Governments are challenged in their efforts to create new approaches to governance that enable them to better exploit the developmental potential provided by mineral resources.
It is therefore imperative that countries establish regulatory frameworks and State capacity to ensure that mining activities are compatible with the efforts to promote inclusive and sustainable development, states University of the Witwatersrand International Relations Department Associate Professor Rod Alence.
Alence was speaking at the launch of the ‘Southern Africa Mineral Governance Barometer’ report, which took place at the Alternative Mining Indaba, in Cape Town, last month.
He explained that the Southern Africa Resource Watch (SARW) – a natural resource governance project of Johannesburg-based foundation the Open Society Initiative for Southern Africa – developed the barometer as a tool to assess the capacity of governments in the region to “rise to these challenges”.
Alence noted that Southern Africa was endowed with “lucrative mineral resources”, such as diamonds, gold, copper, coal, platinum and uranium.

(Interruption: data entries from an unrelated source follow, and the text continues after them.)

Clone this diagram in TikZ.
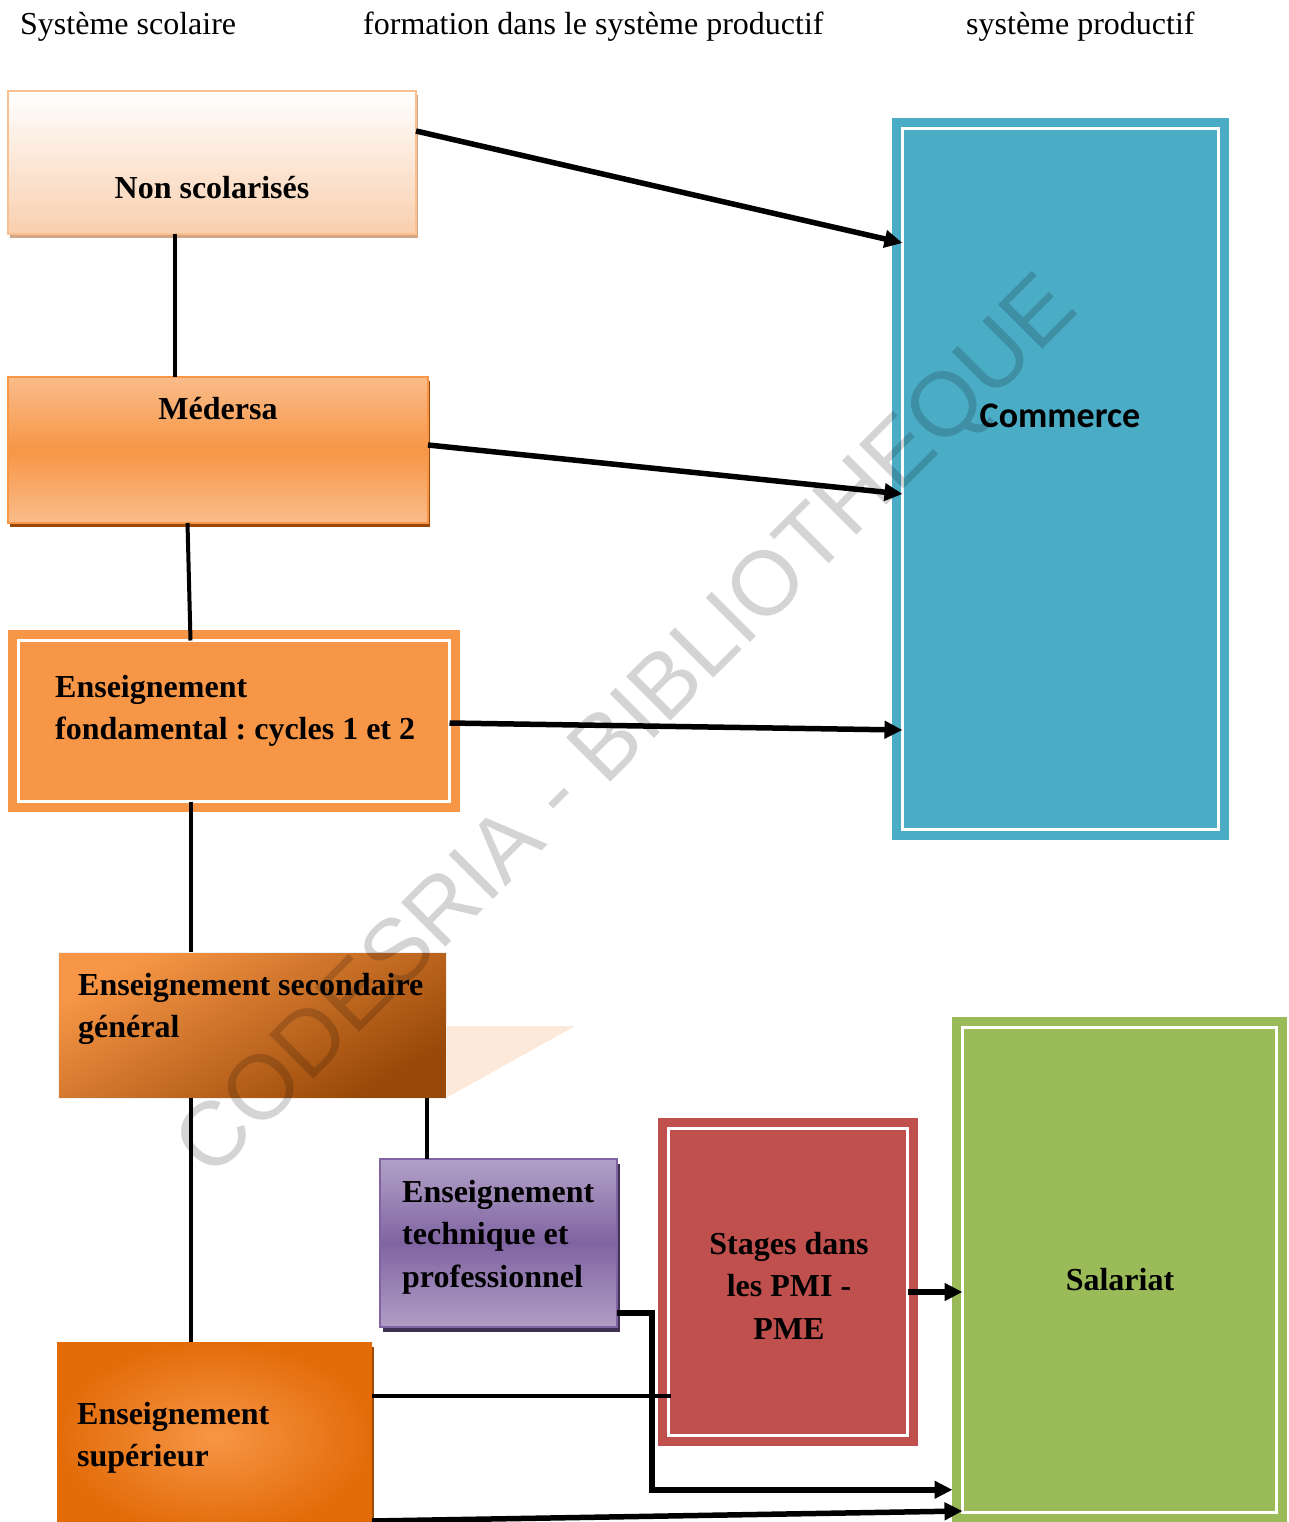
\documentclass[tikz,border=0pt]{standalone}
\usepackage{fontspec}
\setmainfont{Liberation Serif}
\newfontfamily\carlito{Carlito}
\newfontfamily\wmfont{Liberation Sans}
\usetikzlibrary{arrows.meta,shadows}
\frenchspacing

\definecolor{peach}{HTML}{F9CFAE}
\definecolor{peachline}{HTML}{FAC08F}
\definecolor{orangeA}{HTML}{F79646}
\definecolor{orangeL}{HTML}{F9BC8A}
\definecolor{orangeD}{HTML}{E36C09}
\definecolor{brownA}{HTML}{984807}
\definecolor{tanA}{HTML}{D2A584}
\definecolor{purpleA}{HTML}{8064A2}
\definecolor{purpleL}{HTML}{B2A1C7}
\definecolor{purpleD}{HTML}{3F3151}
\definecolor{redA}{HTML}{C0504D}
\definecolor{blueA}{HTML}{4BACC6}
\definecolor{greenA}{HTML}{9BBB59}
\definecolor{ghost}{HTML}{FDE9D9}

\begin{document}
\begin{tikzpicture}[x=1pt,y=-1pt,
    box/.style={rectangle, inner sep=0pt, outer sep=0pt},
    dbox/.style={box, line width=9pt, double=white, double distance=3pt},
    lbl/.style={font=\fontsize{32}{42.5}\selectfont\bfseries, inner sep=0pt},
    hdr/.style={font=\fontsize{32}{38}\selectfont, inner sep=0pt, anchor=base west},
    link/.style={line width=4pt},
    arr/.style={line width=5.5pt, -{Triangle[length=18pt,width=17pt]}}]
    \useasboundingbox (0,0) rectangle (1289,1522);

    \node[hdr] (hdrscol) at (20,35) {Système scolaire};
    \node[hdr] (hdrform) at (363,35) {formation dans le système productif};
    \node[hdr] (hdrprod) at (966,35) {système productif};

    \node[box, minimum width=408pt, minimum height=143pt, draw=peachline, line width=2.5pt,
          top color=white, bottom color=peach,
          drop shadow={opacity=1, fill=tanA, shadow xshift=2pt, shadow yshift=-4.5pt}]
          (nonscol) at (212,162.5) {};
    \node[lbl, anchor=base] (nonscoltxt) at (212,199) {Non scolarisés};

    \node[box, minimum width=420pt, minimum height=146pt, draw=orangeA, line width=2.5pt,
          top color=orangeL, bottom color=orangeL, middle color=orangeA,
          drop shadow={opacity=1, fill=brownA, shadow xshift=2pt, shadow yshift=-4pt}]
          (medersa) at (218,450) {};
    \node[lbl, anchor=base] (medersatxt) at (218,419) {Médersa};

    \node[dbox, minimum width=431pt, minimum height=161pt, draw=orangeA, fill=orangeA]
          (fond) at (234,721) {};
    \node[lbl, anchor=north west, align=left] (fondtxt) at (55,675)
          {Enseignement\\fondamental : cycles 1 et 2};

    \fill[ghost] (446,1026) -- (575,1026) -- (446,1098) -- cycle;
    \node[box, minimum width=388pt, minimum height=146pt, draw=black!6, line width=1pt,
          top color=orangeA, bottom color=brownA, shading angle=30]
          (second) at (252,1025) {};
    \node[lbl, anchor=north west, align=left] (secondtxt) at (78,973)
          {Enseignement secondaire\\général};

    \node[box, minimum width=237pt, minimum height=168pt, draw=purpleA, line width=2.5pt,
          top color=purpleL, bottom color=purpleL!95!purpleA, middle color=purpleA,
          drop shadow={opacity=1, fill=purpleD, shadow xshift=3pt, shadow yshift=-4.5pt}]
          (tech) at (498.5,1243) {};
    \node[lbl, anchor=north west, align=left] (techtxt) at (402,1180)
          {Enseignement\\technique et\\professionnel};

    \node[box, minimum width=315pt, minimum height=190pt, inner color=orangeA, outer color=orangeD,
          drop shadow={opacity=1, fill=brownA, shadow xshift=1.5pt, shadow yshift=-5pt}]
          (sup) at (214.5,1437) {};
    \node[lbl, anchor=north west, align=left] (suptxt) at (77,1402)
          {Enseignement\\supérieur};

    \node[dbox, minimum width=239pt, minimum height=307pt, draw=redA, fill=redA]
          (stages) at (788,1282) {};
    \node[lbl, anchor=north, align=center] (stagestxt) at (789,1232)
          {Stages dans\\les PMI -\\PME};

    \node[dbox, minimum width=316pt, minimum height=701pt, draw=blueA, fill=blueA]
          (commerce) at (1060.5,479) {};
    \node[font=\carlito\fontsize{36}{40}\selectfont\bfseries, inner sep=0pt, anchor=base]
          (commercetxt) at (1060,427) {Commerce};

    \node[dbox, minimum width=314pt, minimum height=484.5pt, draw=greenA, fill=greenA]
          (salariat) at (1119.5,1269.75) {};
    \node[lbl, anchor=base] (salariattxt) at (1120,1290) {Salariat};

    \draw[link] ([xshift=-37pt]nonscol.south) -- ([xshift=-43pt]medersa.north);
    \draw[link] ([xshift=-30.5pt]medersa.south) -- ([xshift=-43.5pt]fond.north);
    \draw[link] ([xshift=-43.5pt]fond.south) -- ([xshift=-61.5pt]second.north);
    \draw[link] ([xshift=-61.5pt]second.south) -- ([xshift=-24pt]sup.north);
    \draw[link] ([xshift=175pt]second.south) -- ([xshift=-71.5pt]tech.north);
    \draw[link] ([yshift=41.5pt]sup.east) -- ([xshift=2.5pt,yshift=-113.5pt]stages.west);

    \draw[arr] ([yshift=31.5pt]nonscol.east) -- ([yshift=236pt]commerce.west);
    \draw[arr] ([yshift=5pt]medersa.east) -- ([yshift=-15pt]commerce.west);
    \draw[arr] ([yshift=-2pt]fond.east) -- ([yshift=-251pt]commerce.west);
    \draw[arr] ([yshift=-10pt]stages.east) -- ([yshift=-22.25pt]salariat.west);
    \draw[arr] ([yshift=-70pt]tech.east) -- ++(35,0) |- ([xshift=-10pt,yshift=-220pt]salariat.west);
    \draw[arr] ([yshift=-84pt]sup.east) -- ([yshift=-241.25pt]salariat.west);

    \node[font=\wmfont\fontsize{91}{91}\selectfont, text=black, opacity=0.17, rotate=45, inner sep=0pt]
          (wm) at (630,730) {CODESRIA - BIBLIOTHEQUE};
\end{tikzpicture}
\end{document}
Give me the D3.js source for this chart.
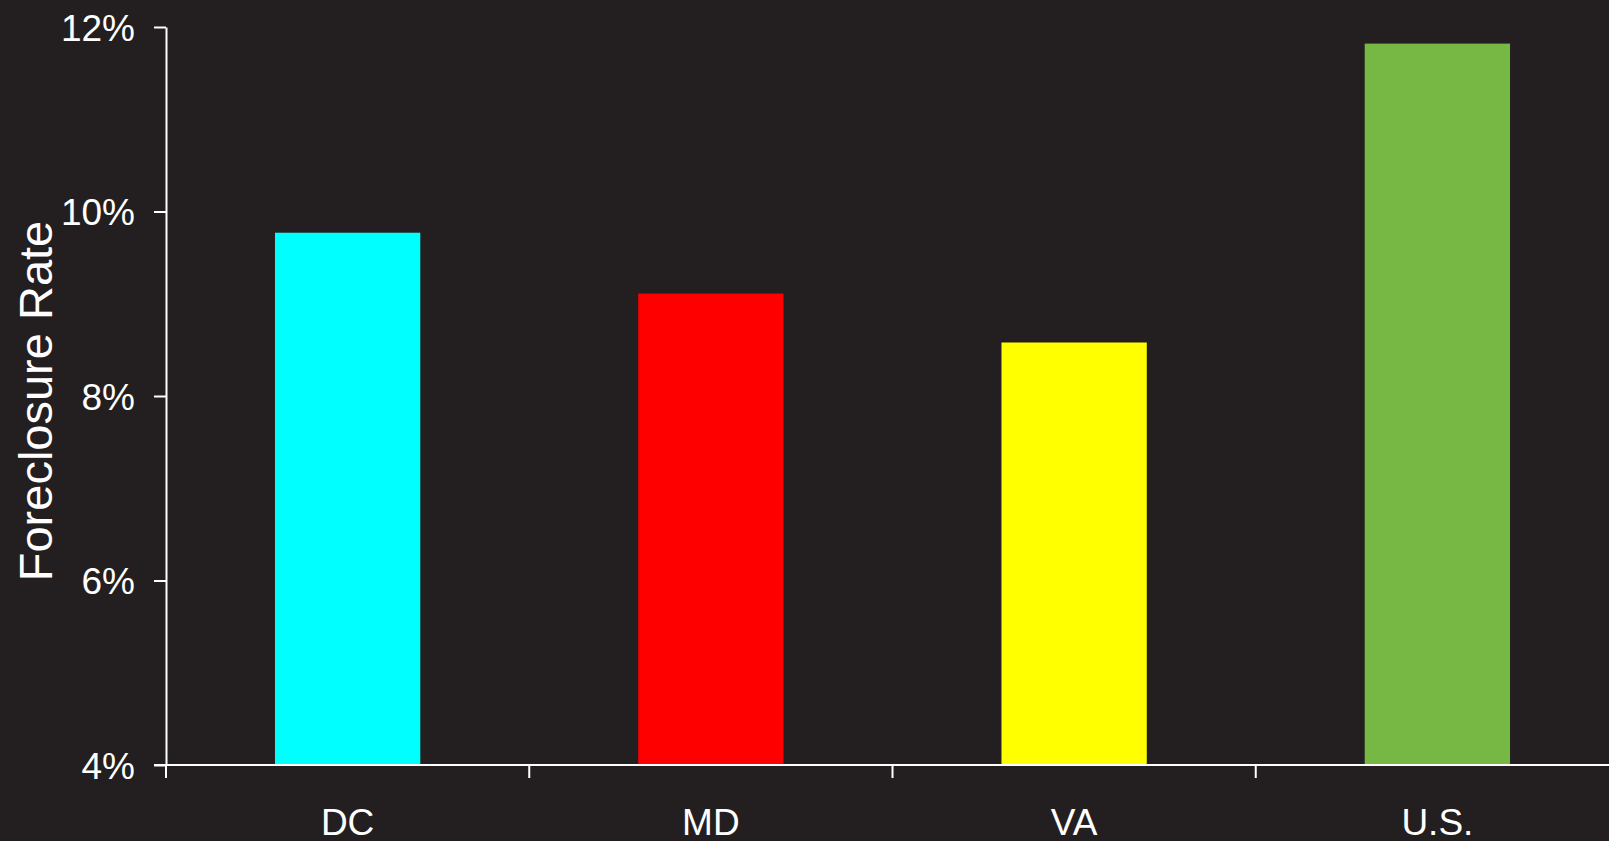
<!DOCTYPE html>
<html>
<head>
<meta charset="utf-8">
<script src="https://cdn.jsdelivr.net/npm/d3@7"></script>
<style>
  html, body { margin: 0; padding: 0; background: #231f20; }
  svg { display: block; }
  text { font-family: "Liberation Sans", Arial, Helvetica, sans-serif; fill: #ffffff; }
</style>
</head>
<body>
<svg id="chart" width="1609" height="841"></svg>
<script>
// Foreclosure rate by area
const categories = ["DC", "MD", "VA", "U.S."];
const rates = [9.77, 9.11, 8.58, 11.82];
const barColors = ["#00ffff", "#ff0000", "#ffff00", "#76b843"];
const yTicks = [4, 6, 8, 10, 12];
const yTitle = "Foreclosure Rate";

const svg = d3.select("#chart");
const W = 1609, H = 841;

svg.append("rect").attr("width", W).attr("height", H).attr("fill", "#231f20");

const axisX = 166;
const y = d3.scaleLinear().domain([4, 12]).range([765, 27]);
const x = d3.scaleBand()
  .domain(categories)
  .range([axisX, 1619])
  .paddingInner(0.6)
  .paddingOuter(0.3);

// bars
svg.append("g")
  .selectAll("rect")
  .data(categories)
  .join("rect")
  .attr("x", d => x(d))
  .attr("width", x.bandwidth())
  .attr("y", (d, i) => y(rates[i]))
  .attr("height", (d, i) => y(4) - y(rates[i]))
  .attr("fill", (d, i) => barColors[i]);

// y axis
const yAxis = d3.axisLeft(y)
  .tickValues(yTicks)
  .tickSize(12)
  .tickSizeOuter(0)
  .tickPadding(19)
  .tickFormat(d => d + "%");

const gy = svg.append("g")
  .attr("transform", `translate(${axisX},0)`)
  .call(yAxis);
gy.selectAll("path, line").attr("stroke", "#ffffff").attr("stroke-width", 2);
gy.selectAll("text")
  .attr("fill", "#ffffff")
  .style("font-size", "37px")
  .attr("dy", "0.36em");

// x axis: baseline, boundary ticks between bands, category labels
const gx = svg.append("g").attr("transform", `translate(0,${y(4)})`);
gx.append("line")
  .attr("x1", axisX - 12).attr("x2", W)
  .attr("y1", 0).attr("y2", 0)
  .attr("stroke", "#ffffff").attr("stroke-width", 2);

const step = x.step();
const boundaries = categories.map(c => x(c) - step * 0.3);
gx.selectAll("line.bound")
  .data(boundaries)
  .join("line")
  .attr("class", "bound")
  .attr("x1", d => d).attr("x2", d => d)
  .attr("y1", 0).attr("y2", 13)
  .attr("stroke", "#ffffff").attr("stroke-width", 2);

gx.selectAll("text.cat")
  .data(categories)
  .join("text")
  .attr("class", "cat")
  .attr("x", d => x(d) + x.bandwidth() / 2)
  .attr("y", 70)
  .attr("text-anchor", "middle")
  .style("font-size", "37px")
  .text(d => d);

// y axis title
svg.append("text")
  .attr("transform", `translate(52,401) rotate(-90)`)
  .attr("text-anchor", "middle")
  .style("font-size", "47px")
  .text(yTitle);
</script>
</body>
</html>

He said that this rich endowment could be a major asset in the quest for inclusive and sustainable development. However, he pointed out that mining in Southern Africa had often been criticised as an enclave sector that, at best, contributed little to economic development and, at worst, did substantial social and environmental harm.
“To avoid such pitfalls emerging, international consensus emphasises the importance of good mineral governance,” Alence emphasised.
He explained that this would entail the adoption and implementation of regulatory frameworks that promoted deeper linkages between the mining sector and the broader economy and that protected people and the environment from the potentially harmful consequences of mineral extraction.
This pilot study served as a barometer for mineral governance in ten Southern African countries, namely Botswana, the Democratic Republic of Congo (DRC), Lesotho, Madagascar, Malawi, Namibia, South Africa, Swaziland, Zambia and Zimbabwe.
The barometer took stock of mining regulations in place at the end of 2015, the extent to which the regulations are enforced and the manner in which this is done. Alence commented that the study was based on the observation that, while regulations imposed obligations on mining companies, this directly imposed obligations on the State to monitor and enforce compliance and also, indirectly, imposed obligations on citizens and civil society to hold the State and mining companies accountable.
The barometer includes indicators of mineral governance across four main issue areas, namely national economic and fiscal linkages; community impact; labour; and the environment, with artisanal and small-scale mining treated as a
The barometer includes indicators of State capacity and State accountability
with respect to mineral governance.
Specialist researchers used a standardised research instrument to collect the data used to calculate the indicators in each country. The in-country researchers collaborated in developing and refining the instrument during two workshops.
Alence highlighted that an important feature of the data set, therefore, was that it consisted of objective descriptions of patterns of regulation and implementation and of institutional arrangements, while the indicators were not based on subjective value judgements.
“Our researchers compiled information from publicly available, although not always easily accessible, sources to capture not only whether a particular regulation exists in a country, for example, but also whether the State had recently detected or penalised any company for failing to comply with that regulation,” Alence elaborated.
The key findings of the report could be summarised on three levels, namely the prevalence of regulations, the extent of monitoring and enforcement and the importance of accountability.
Alence said that the prevalence of regulations varied substantially across countries but was generally high, with five of the ten countries having already incorporated more than two-thirds of the regulations required into their systems.
He remarked that the extent of monitoring and enforcement was considerably lower, with only “patchy” publicly available evidence of States detecting and punishing noncompliance by mining companies.
Further, Alence commented that accountability mechanisms that provide pluralistic forums for public participation emerged as the best predictors of monitoring and enforcement. “Stated differently, government officials are less likely to overlook breaches by mining companies when the citizens and civil society are keeping track.”
He said that the findings were also helpful in identifying gaps in what SARW called “regulatory presence”, which Alence explained was a composite of regulations, monitoring and enforcement.
Moreover, he highlighted that the barometer found that regulatory presence was lower for economic and fiscal linkages and community impact than it was for labour and environmental regulations.
“One interpretation is that labour and environmental regulations often apply by
default across many sectors, while regulations about linkages and community impact are more specific to mineral extraction.
“A complementary interpretation is that civil society is often better organised around labour and environmental issues, while the affected constituencies in the other issue areas are more likely to be sectorally fragmented (economic and fiscal linkages) or
geographically isolated (community impact),” Alence posited.
He said that national mineral governance scores differ in ways that, in part, reflected the size and importance of a country’s mining sector, but notable exceptions also emerged.
Alence pointed out that the top four countries were well-known mining economies, namely South Africa, Zimbabwe, Botswana and Zambia. However, the scores of two other well-established mining economies, the DRC and Namibia, were
noticeably lower. He noted that the DRC, for example, had many regulations but was weak on implementation, while Namibia had few regulations but had a better record of implementing them.